» THE TASK: Pictures stay out of the copy; set down each line of the listing below exactly.

» DATA SHOWN:
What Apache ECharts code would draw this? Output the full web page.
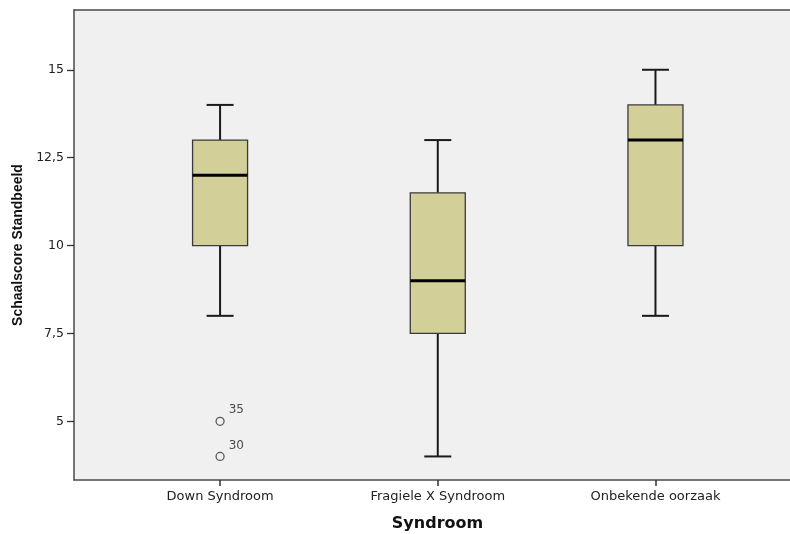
<!DOCTYPE html>
<html>
<head>
<meta charset="utf-8">
<script src="https://cdn.jsdelivr.net/npm/echarts@6/dist/echarts.min.js"></script>
<style>html,body{margin:0;padding:0;background:#fff;}#c{width:790px;height:534px;}</style>
</head>
<body>
<div id="c"></div>
<script>
// Data
var categories = ['Down Syndroom', 'Fragiele X Syndroom', 'Onbekende oorzaak'];
// [min whisker, Q1, median, Q3, max whisker]
var downStats = [8, 10, 12, 13, 14];
var fragieleStats = [4, 7.5, 9, 11.5, 13];
var onbekendStats = [8, 10, 13, 14, 15];
var outlierValues = [5, 4];
var outlierIds = ['35', '30'];
var yTicks = [5, 7.5, 10, 12.5, 15];

var allStats = [downStats, fragieleStats, onbekendStats];
var boxData = allStats.map(function (s, i) { return [i + 1].concat(s); });
var outlierData = outlierValues.map(function (v, i) { return [1, v, outlierIds[i]]; });
var xPos = categories.map(function (c, i) { return i + 1; });

var chart = echarts.init(document.getElementById('c'), null, {renderer: 'canvas'});
var font = '"DejaVu Sans", Verdana, sans-serif';
var boldFont = '"Liberation Sans", Arial, sans-serif';
var borderCol = '#4a4a4a';

function renderBox(params, api) {
  var x = api.value(0);
  var pMin = api.coord([x, api.value(1)]);
  var pQ1 = api.coord([x, api.value(2)]);
  var pMed = api.coord([x, api.value(3)]);
  var pQ3 = api.coord([x, api.value(4)]);
  var pMax = api.coord([x, api.value(5)]);
  var bw = 55, cw = 27;
  var cx = pMed[0];
  var lineStyle = {stroke: '#1a1a1a', lineWidth: 2};
  return {
    type: 'group',
    children: [
      {type: 'line', shape: {x1: cx, y1: pMax[1], x2: cx, y2: pQ3[1]}, style: lineStyle},
      {type: 'line', shape: {x1: cx, y1: pQ1[1], x2: cx, y2: pMin[1]}, style: lineStyle},
      {type: 'line', shape: {x1: cx - cw / 2, y1: pMax[1], x2: cx + cw / 2, y2: pMax[1]}, style: lineStyle},
      {type: 'line', shape: {x1: cx - cw / 2, y1: pMin[1], x2: cx + cw / 2, y2: pMin[1]}, style: lineStyle},
      {type: 'rect', shape: {x: cx - bw / 2, y: pQ3[1], width: bw, height: pQ1[1] - pQ3[1]},
        style: {fill: '#d3cf98', stroke: '#3a3a3a', lineWidth: 1.3}},
      {type: 'line', shape: {x1: cx - bw / 2, y1: pMed[1], x2: cx + bw / 2, y2: pMed[1]},
        style: {stroke: '#000', lineWidth: 3}}
    ]
  };
}

chart.setOption({
  animation: false,
  backgroundColor: '#ffffff',
  grid: {
    left: 74, right: -11, top: 10, bottom: 54,
    outerBoundsMode: 'none', containLabel: false,
    show: true, backgroundColor: '#f0f0f0', borderWidth: 0
  },
  xAxis: [{
    type: 'value', min: 0.329, max: 3.6685, position: 'bottom',
    name: 'Syndroom', nameLocation: 'middle', nameGap: 36,
    nameTextStyle: {fontFamily: font, fontWeight: 'bold', fontSize: 16, color: '#111'},
    axisLine: {show: true, onZero: false, lineStyle: {color: borderCol, width: 1.5}},
    splitLine: {show: false},
    axisTick: {show: true, customValues: xPos, length: 6, lineStyle: {color: '#333', width: 1.5}},
    axisLabel: {
      customValues: xPos, margin: 10, fontFamily: font, fontSize: 13, color: '#222',
      formatter: function (v) { return categories[Math.round(v) - 1] || ''; }
    }
  }, {
    type: 'value', min: 0.329, max: 3.6685, position: 'top',
    axisLine: {show: true, onZero: false, lineStyle: {color: borderCol, width: 1.5}},
    axisTick: {show: false}, axisLabel: {show: false}, splitLine: {show: false}
  }],
  yAxis: {
    type: 'value', min: 3.33, max: 16.7,
    name: 'Schaalscore Standbeeld', nameLocation: 'middle', nameGap: 41, nameRotate: 90,
    nameTextStyle: {fontFamily: boldFont, fontWeight: 'bold', fontSize: 14, color: '#111'},
    axisLine: {show: true, onZero: false, lineStyle: {color: borderCol, width: 1.5}},
    splitLine: {show: false},
    axisTick: {show: true, customValues: yTicks, length: 7, lineStyle: {color: '#333', width: 1.3}},
    axisLabel: {
      customValues: yTicks, margin: 10, fontFamily: font, fontSize: 12.5, color: '#222',
      formatter: function (v) { return String(v).replace('.', ','); }
    }
  },
  series: [
    {
      type: 'custom',
      renderItem: renderBox,
      data: boxData,
      encode: {x: 0, y: [1, 2, 3, 4, 5]},
      z: 3
    },
    {
      type: 'scatter',
      data: outlierData,
      symbol: 'circle',
      symbolSize: 8,
      itemStyle: {color: '#f0f0f0', borderColor: '#333', borderWidth: 1.3},
      label: {
        show: true, position: 'right', offset: [-1, -11],
        formatter: function (p) { return p.value[2]; },
        fontFamily: font, fontSize: 12, color: '#222'
      },
      z: 4
    }
  ]
});
</script>
</body>
</html>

» ANSWER TO THE TASK:
What Apache ECharts code would draw this? Output the full web page.
<!DOCTYPE html>
<html>
<head>
<meta charset="utf-8">
<script src="https://cdn.jsdelivr.net/npm/echarts@6/dist/echarts.min.js"></script>
<style>html,body{margin:0;padding:0;background:#fff;}#c{width:790px;height:534px;}</style>
</head>
<body>
<div id="c"></div>
<script>
// Data
var categories = ['Down Syndroom', 'Fragiele X Syndroom', 'Onbekende oorzaak'];
// [min whisker, Q1, median, Q3, max whisker]
var downStats = [8, 10, 12, 13, 14];
var fragieleStats = [4, 7.5, 9, 11.5, 13];
var onbekendStats = [8, 10, 13, 14, 15];
var outlierValues = [5, 4];
var outlierIds = ['35', '30'];
var yTicks = [5, 7.5, 10, 12.5, 15];

var allStats = [downStats, fragieleStats, onbekendStats];
var boxData = allStats.map(function (s, i) { return [i + 1].concat(s); });
var outlierData = outlierValues.map(function (v, i) { return [1, v, outlierIds[i]]; });
var xPos = categories.map(function (c, i) { return i + 1; });

var chart = echarts.init(document.getElementById('c'), null, {renderer: 'canvas'});
var font = '"DejaVu Sans", Verdana, sans-serif';
var boldFont = '"Liberation Sans", Arial, sans-serif';
var borderCol = '#4a4a4a';

function renderBox(params, api) {
  var x = api.value(0);
  var pMin = api.coord([x, api.value(1)]);
  var pQ1 = api.coord([x, api.value(2)]);
  var pMed = api.coord([x, api.value(3)]);
  var pQ3 = api.coord([x, api.value(4)]);
  var pMax = api.coord([x, api.value(5)]);
  var bw = 55, cw = 27;
  var cx = pMed[0];
  var lineStyle = {stroke: '#1a1a1a', lineWidth: 2};
  return {
    type: 'group',
    children: [
      {type: 'line', shape: {x1: cx, y1: pMax[1], x2: cx, y2: pQ3[1]}, style: lineStyle},
      {type: 'line', shape: {x1: cx, y1: pQ1[1], x2: cx, y2: pMin[1]}, style: lineStyle},
      {type: 'line', shape: {x1: cx - cw / 2, y1: pMax[1], x2: cx + cw / 2, y2: pMax[1]}, style: lineStyle},
      {type: 'line', shape: {x1: cx - cw / 2, y1: pMin[1], x2: cx + cw / 2, y2: pMin[1]}, style: lineStyle},
      {type: 'rect', shape: {x: cx - bw / 2, y: pQ3[1], width: bw, height: pQ1[1] - pQ3[1]},
        style: {fill: '#d3cf98', stroke: '#3a3a3a', lineWidth: 1.3}},
      {type: 'line', shape: {x1: cx - bw / 2, y1: pMed[1], x2: cx + bw / 2, y2: pMed[1]},
        style: {stroke: '#000', lineWidth: 3}}
    ]
  };
}

chart.setOption({
  animation: false,
  backgroundColor: '#ffffff',
  grid: {
    left: 74, right: -11, top: 10, bottom: 54,
    outerBoundsMode: 'none', containLabel: false,
    show: true, backgroundColor: '#f0f0f0', borderWidth: 0
  },
  xAxis: [{
    type: 'value', min: 0.329, max: 3.6685, position: 'bottom',
    name: 'Syndroom', nameLocation: 'middle', nameGap: 36,
    nameTextStyle: {fontFamily: font, fontWeight: 'bold', fontSize: 16, color: '#111'},
    axisLine: {show: true, onZero: false, lineStyle: {color: borderCol, width: 1.5}},
    splitLine: {show: false},
    axisTick: {show: true, customValues: xPos, length: 6, lineStyle: {color: '#333', width: 1.5}},
    axisLabel: {
      customValues: xPos, margin: 10, fontFamily: font, fontSize: 13, color: '#222',
      formatter: function (v) { return categories[Math.round(v) - 1] || ''; }
    }
  }, {
    type: 'value', min: 0.329, max: 3.6685, position: 'top',
    axisLine: {show: true, onZero: false, lineStyle: {color: borderCol, width: 1.5}},
    axisTick: {show: false}, axisLabel: {show: false}, splitLine: {show: false}
  }],
  yAxis: {
    type: 'value', min: 3.33, max: 16.7,
    name: 'Schaalscore Standbeeld', nameLocation: 'middle', nameGap: 41, nameRotate: 90,
    nameTextStyle: {fontFamily: boldFont, fontWeight: 'bold', fontSize: 14, color: '#111'},
    axisLine: {show: true, onZero: false, lineStyle: {color: borderCol, width: 1.5}},
    splitLine: {show: false},
    axisTick: {show: true, customValues: yTicks, length: 7, lineStyle: {color: '#333', width: 1.3}},
    axisLabel: {
      customValues: yTicks, margin: 10, fontFamily: font, fontSize: 12.5, color: '#222',
      formatter: function (v) { return String(v).replace('.', ','); }
    }
  },
  series: [
    {
      type: 'custom',
      renderItem: renderBox,
      data: boxData,
      encode: {x: 0, y: [1, 2, 3, 4, 5]},
      z: 3
    },
    {
      type: 'scatter',
      data: outlierData,
      symbol: 'circle',
      symbolSize: 8,
      itemStyle: {color: '#f0f0f0', borderColor: '#333', borderWidth: 1.3},
      label: {
        show: true, position: 'right', offset: [-1, -11],
        formatter: function (p) { return p.value[2]; },
        fontFamily: font, fontSize: 12, color: '#222'
      },
      z: 4
    }
  ]
});
</script>
</body>
</html>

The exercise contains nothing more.